» Your instructions: Pictures stay out of this copy, which runs from the first line of the material through the line containing "ax = fig.add_axes([0.1644, 0.2524, 0.7792, 0.6381])".

» Given data:
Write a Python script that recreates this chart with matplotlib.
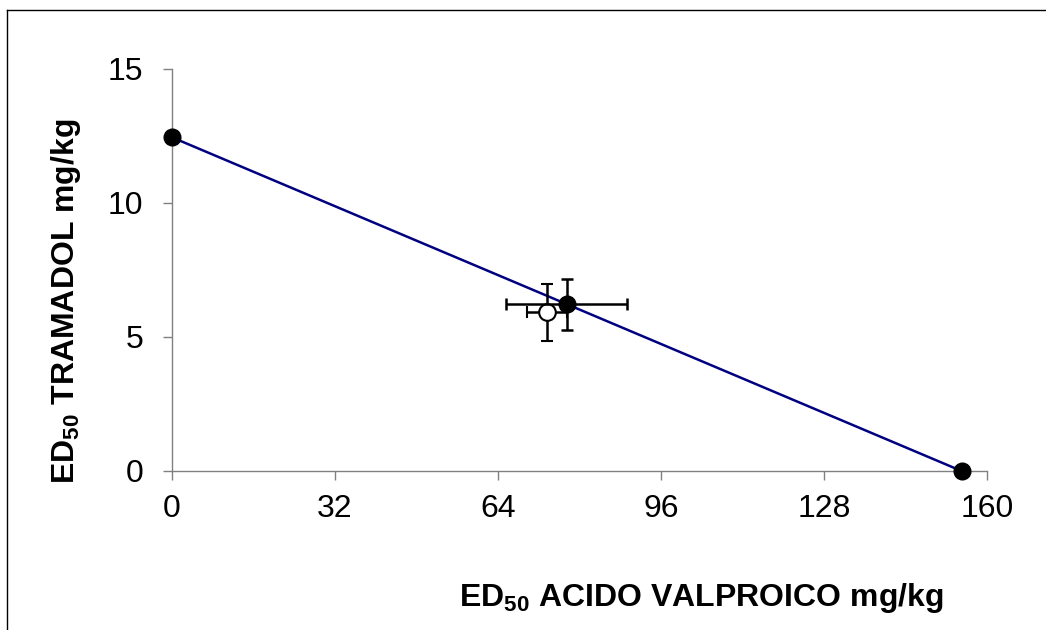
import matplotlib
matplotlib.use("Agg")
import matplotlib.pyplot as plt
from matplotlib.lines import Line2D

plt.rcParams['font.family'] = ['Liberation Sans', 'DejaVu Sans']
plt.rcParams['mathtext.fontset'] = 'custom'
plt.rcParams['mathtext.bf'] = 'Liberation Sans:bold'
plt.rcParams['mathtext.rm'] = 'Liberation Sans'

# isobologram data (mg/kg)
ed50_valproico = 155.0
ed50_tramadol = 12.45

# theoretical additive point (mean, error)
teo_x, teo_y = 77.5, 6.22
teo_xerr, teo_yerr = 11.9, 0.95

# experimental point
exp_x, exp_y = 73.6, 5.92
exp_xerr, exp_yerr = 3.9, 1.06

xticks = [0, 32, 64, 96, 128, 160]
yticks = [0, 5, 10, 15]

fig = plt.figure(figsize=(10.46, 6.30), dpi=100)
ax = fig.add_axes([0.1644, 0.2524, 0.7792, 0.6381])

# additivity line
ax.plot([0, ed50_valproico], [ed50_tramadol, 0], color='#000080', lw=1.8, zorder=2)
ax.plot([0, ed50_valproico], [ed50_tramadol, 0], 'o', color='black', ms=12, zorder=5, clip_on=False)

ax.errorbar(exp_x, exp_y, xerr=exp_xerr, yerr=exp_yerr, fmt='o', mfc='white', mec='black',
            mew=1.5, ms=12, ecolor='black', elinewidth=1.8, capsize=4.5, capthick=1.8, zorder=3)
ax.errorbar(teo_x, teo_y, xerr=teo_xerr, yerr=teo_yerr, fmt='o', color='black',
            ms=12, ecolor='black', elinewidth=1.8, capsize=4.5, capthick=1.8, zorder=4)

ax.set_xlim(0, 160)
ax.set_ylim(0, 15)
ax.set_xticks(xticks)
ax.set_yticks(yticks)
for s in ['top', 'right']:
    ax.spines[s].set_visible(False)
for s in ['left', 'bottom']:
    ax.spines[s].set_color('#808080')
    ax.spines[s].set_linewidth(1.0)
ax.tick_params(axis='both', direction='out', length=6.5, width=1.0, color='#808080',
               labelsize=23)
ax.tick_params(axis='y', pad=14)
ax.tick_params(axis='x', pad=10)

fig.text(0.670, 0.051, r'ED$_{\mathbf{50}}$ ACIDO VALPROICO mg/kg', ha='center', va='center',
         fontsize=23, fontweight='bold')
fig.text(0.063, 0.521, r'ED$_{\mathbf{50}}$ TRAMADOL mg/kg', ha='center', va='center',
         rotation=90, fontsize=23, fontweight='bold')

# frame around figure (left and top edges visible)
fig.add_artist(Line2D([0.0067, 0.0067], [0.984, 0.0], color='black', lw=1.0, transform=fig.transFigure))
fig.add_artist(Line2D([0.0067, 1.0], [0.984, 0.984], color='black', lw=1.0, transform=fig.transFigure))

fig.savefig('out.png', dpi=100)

» Final result:
Write a Python script that recreates this chart with matplotlib.
import matplotlib
matplotlib.use("Agg")
import matplotlib.pyplot as plt
from matplotlib.lines import Line2D

plt.rcParams['font.family'] = ['Liberation Sans', 'DejaVu Sans']
plt.rcParams['mathtext.fontset'] = 'custom'
plt.rcParams['mathtext.bf'] = 'Liberation Sans:bold'
plt.rcParams['mathtext.rm'] = 'Liberation Sans'

# isobologram data (mg/kg)
ed50_valproico = 155.0
ed50_tramadol = 12.45

# theoretical additive point (mean, error)
teo_x, teo_y = 77.5, 6.22
teo_xerr, teo_yerr = 11.9, 0.95

# experimental point
exp_x, exp_y = 73.6, 5.92
exp_xerr, exp_yerr = 3.9, 1.06

xticks = [0, 32, 64, 96, 128, 160]
yticks = [0, 5, 10, 15]

fig = plt.figure(figsize=(10.46, 6.30), dpi=100)
ax = fig.add_axes([0.1644, 0.2524, 0.7792, 0.6381])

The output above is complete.